start

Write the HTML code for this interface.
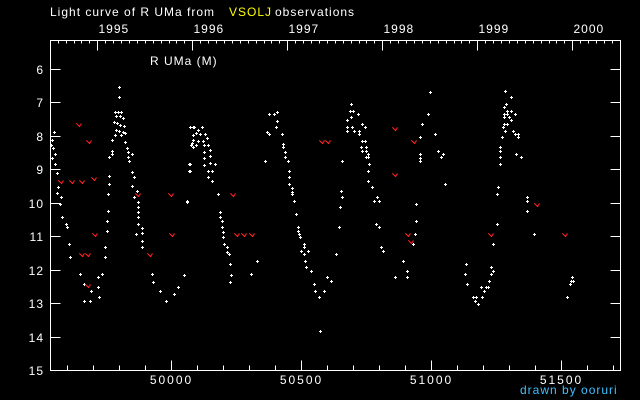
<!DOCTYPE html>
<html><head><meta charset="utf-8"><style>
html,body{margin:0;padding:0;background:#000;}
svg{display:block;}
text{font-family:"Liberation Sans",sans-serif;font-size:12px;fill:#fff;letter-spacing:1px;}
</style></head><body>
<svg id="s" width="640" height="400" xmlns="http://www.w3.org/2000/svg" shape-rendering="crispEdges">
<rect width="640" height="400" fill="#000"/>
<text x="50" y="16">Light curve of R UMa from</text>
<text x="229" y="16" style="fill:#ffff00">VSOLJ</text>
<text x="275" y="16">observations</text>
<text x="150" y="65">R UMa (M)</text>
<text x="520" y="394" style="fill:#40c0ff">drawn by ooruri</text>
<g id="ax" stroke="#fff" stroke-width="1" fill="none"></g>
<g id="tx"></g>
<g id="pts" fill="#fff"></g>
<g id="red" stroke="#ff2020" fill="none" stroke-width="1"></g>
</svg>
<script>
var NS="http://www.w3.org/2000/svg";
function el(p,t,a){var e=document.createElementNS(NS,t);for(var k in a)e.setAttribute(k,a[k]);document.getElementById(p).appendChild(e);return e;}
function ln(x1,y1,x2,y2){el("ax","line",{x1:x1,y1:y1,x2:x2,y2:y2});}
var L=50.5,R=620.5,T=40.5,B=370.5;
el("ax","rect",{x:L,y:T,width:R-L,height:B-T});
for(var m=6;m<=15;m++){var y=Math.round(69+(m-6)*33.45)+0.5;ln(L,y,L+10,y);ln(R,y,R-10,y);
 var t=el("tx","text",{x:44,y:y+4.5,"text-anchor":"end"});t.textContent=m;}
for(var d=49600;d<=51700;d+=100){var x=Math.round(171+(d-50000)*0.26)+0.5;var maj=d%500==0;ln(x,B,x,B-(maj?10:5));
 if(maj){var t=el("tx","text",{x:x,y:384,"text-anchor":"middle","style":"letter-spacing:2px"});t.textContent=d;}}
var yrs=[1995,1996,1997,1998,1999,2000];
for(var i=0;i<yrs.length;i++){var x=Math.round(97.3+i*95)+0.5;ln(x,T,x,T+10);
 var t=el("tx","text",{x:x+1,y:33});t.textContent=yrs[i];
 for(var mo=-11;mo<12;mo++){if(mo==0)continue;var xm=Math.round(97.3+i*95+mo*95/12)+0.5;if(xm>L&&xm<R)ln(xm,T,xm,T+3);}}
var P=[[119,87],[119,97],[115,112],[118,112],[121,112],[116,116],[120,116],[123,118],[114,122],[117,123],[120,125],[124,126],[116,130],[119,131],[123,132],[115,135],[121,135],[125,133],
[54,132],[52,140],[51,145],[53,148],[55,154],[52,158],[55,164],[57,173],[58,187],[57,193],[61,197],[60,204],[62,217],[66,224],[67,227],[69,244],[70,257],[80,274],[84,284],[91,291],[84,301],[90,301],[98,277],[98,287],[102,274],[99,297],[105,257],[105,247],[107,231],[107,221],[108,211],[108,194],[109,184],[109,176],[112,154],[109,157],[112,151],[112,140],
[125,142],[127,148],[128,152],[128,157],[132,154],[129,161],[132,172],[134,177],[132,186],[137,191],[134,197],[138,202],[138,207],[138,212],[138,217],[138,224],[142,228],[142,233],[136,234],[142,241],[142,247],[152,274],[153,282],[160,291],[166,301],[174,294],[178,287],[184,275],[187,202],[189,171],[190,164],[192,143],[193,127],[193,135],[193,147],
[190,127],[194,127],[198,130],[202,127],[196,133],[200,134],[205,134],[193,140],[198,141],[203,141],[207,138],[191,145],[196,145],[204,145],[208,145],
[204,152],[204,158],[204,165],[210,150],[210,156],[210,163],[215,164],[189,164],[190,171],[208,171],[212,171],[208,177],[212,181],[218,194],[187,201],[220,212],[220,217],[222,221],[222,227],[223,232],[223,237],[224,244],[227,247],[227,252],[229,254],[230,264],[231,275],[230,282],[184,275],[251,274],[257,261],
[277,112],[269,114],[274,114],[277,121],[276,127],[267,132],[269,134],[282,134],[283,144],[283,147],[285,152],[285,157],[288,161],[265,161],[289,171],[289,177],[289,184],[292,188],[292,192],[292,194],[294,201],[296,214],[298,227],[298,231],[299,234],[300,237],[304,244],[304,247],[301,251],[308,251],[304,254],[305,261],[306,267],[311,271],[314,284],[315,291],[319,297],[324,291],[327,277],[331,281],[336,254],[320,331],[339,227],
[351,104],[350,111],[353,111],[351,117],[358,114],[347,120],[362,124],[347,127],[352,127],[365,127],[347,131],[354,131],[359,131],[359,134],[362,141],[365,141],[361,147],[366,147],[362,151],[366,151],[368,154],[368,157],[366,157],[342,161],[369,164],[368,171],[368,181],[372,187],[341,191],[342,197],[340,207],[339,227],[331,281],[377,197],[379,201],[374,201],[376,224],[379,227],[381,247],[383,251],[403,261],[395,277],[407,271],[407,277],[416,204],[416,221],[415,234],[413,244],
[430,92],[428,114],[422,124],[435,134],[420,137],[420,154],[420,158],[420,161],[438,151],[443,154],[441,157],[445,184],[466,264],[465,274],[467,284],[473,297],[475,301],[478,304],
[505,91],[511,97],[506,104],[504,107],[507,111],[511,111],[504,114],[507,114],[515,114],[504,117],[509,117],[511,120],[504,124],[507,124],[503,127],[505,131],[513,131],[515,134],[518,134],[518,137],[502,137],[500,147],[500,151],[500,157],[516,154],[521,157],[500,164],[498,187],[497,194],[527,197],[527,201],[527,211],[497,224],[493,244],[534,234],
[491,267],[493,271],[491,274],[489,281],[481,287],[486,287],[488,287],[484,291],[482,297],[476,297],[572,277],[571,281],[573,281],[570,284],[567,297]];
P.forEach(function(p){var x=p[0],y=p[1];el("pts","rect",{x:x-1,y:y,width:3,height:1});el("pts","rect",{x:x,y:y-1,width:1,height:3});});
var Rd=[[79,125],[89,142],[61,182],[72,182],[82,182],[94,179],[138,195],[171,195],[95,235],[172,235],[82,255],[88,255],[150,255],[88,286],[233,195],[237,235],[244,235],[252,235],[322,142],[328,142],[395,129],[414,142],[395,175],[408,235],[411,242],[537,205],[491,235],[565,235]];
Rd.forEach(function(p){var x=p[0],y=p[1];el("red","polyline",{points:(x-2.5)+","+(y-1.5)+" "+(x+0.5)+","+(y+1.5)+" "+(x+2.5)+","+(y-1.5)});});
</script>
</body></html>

end
start

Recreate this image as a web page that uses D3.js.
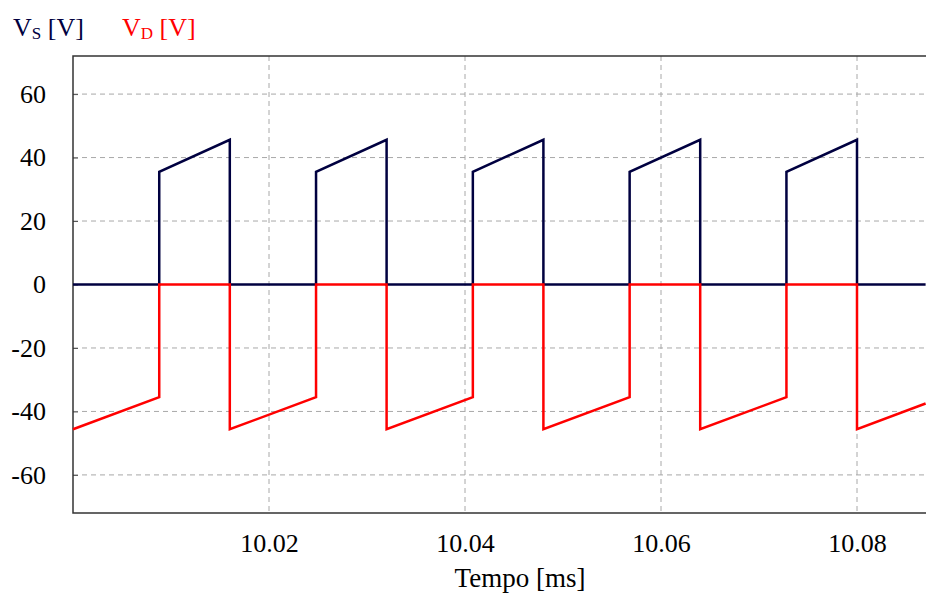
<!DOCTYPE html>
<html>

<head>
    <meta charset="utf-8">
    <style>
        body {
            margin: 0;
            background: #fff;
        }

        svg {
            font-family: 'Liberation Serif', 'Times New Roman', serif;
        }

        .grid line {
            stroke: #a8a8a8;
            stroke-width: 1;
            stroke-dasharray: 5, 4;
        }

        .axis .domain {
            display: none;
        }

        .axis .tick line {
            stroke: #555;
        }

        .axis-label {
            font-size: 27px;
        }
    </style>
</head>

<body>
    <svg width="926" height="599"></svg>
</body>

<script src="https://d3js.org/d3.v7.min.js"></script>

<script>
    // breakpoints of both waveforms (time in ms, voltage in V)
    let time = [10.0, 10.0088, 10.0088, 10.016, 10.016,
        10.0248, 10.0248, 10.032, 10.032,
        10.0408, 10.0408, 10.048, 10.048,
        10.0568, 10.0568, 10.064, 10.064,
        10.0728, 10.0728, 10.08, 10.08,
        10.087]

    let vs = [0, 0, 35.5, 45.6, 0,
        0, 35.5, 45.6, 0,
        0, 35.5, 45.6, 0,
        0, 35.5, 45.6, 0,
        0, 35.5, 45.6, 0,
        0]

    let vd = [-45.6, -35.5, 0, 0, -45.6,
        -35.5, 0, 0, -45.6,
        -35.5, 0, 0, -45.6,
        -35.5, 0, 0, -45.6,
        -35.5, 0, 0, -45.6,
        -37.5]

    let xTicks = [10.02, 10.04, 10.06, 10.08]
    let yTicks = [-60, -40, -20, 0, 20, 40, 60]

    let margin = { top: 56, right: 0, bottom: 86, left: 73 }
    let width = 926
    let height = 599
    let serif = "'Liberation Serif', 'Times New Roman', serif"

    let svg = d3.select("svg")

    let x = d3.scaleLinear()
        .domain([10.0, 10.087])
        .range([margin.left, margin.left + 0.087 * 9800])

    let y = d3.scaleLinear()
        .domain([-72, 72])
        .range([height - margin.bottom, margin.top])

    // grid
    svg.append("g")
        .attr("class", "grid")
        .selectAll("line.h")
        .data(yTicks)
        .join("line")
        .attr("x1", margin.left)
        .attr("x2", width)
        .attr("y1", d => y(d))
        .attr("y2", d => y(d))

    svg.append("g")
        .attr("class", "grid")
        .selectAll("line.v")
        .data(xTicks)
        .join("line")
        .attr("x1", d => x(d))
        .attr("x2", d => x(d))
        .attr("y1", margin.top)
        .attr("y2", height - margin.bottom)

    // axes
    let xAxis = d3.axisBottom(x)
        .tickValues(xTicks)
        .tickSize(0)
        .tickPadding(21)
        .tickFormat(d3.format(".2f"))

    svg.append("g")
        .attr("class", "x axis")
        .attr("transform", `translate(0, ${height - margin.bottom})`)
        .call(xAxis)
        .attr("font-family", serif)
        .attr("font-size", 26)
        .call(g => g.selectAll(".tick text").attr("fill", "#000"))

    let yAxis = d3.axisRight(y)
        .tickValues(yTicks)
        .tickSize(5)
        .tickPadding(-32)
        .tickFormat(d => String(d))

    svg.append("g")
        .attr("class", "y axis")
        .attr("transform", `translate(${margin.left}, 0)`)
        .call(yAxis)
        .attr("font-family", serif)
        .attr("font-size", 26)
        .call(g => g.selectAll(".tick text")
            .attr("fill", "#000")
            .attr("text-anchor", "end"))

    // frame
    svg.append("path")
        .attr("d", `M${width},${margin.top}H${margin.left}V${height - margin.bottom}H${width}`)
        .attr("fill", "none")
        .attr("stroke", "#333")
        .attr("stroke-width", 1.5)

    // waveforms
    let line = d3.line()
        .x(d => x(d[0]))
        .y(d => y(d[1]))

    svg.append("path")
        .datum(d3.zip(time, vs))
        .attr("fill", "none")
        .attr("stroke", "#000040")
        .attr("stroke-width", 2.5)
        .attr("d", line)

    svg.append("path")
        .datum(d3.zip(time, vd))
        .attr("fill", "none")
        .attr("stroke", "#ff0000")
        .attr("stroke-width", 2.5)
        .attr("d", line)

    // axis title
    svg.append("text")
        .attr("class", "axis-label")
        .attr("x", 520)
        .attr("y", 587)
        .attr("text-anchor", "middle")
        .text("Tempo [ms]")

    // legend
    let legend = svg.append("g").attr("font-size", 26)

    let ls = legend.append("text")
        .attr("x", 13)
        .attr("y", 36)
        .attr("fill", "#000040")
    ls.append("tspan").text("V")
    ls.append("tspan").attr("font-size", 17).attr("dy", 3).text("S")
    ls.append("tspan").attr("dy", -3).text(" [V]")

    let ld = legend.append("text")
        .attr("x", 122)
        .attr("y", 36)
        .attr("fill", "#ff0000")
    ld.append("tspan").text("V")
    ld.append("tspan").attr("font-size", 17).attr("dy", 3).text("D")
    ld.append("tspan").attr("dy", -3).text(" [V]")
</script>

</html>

end

_WHAT TO DO:_ Make a copy of each line that contains the string "this".

_SOLUTION TO THE EXERCISE:_
Write the HTML code for this interface.
Recreate this image as a web page that uses D3.js.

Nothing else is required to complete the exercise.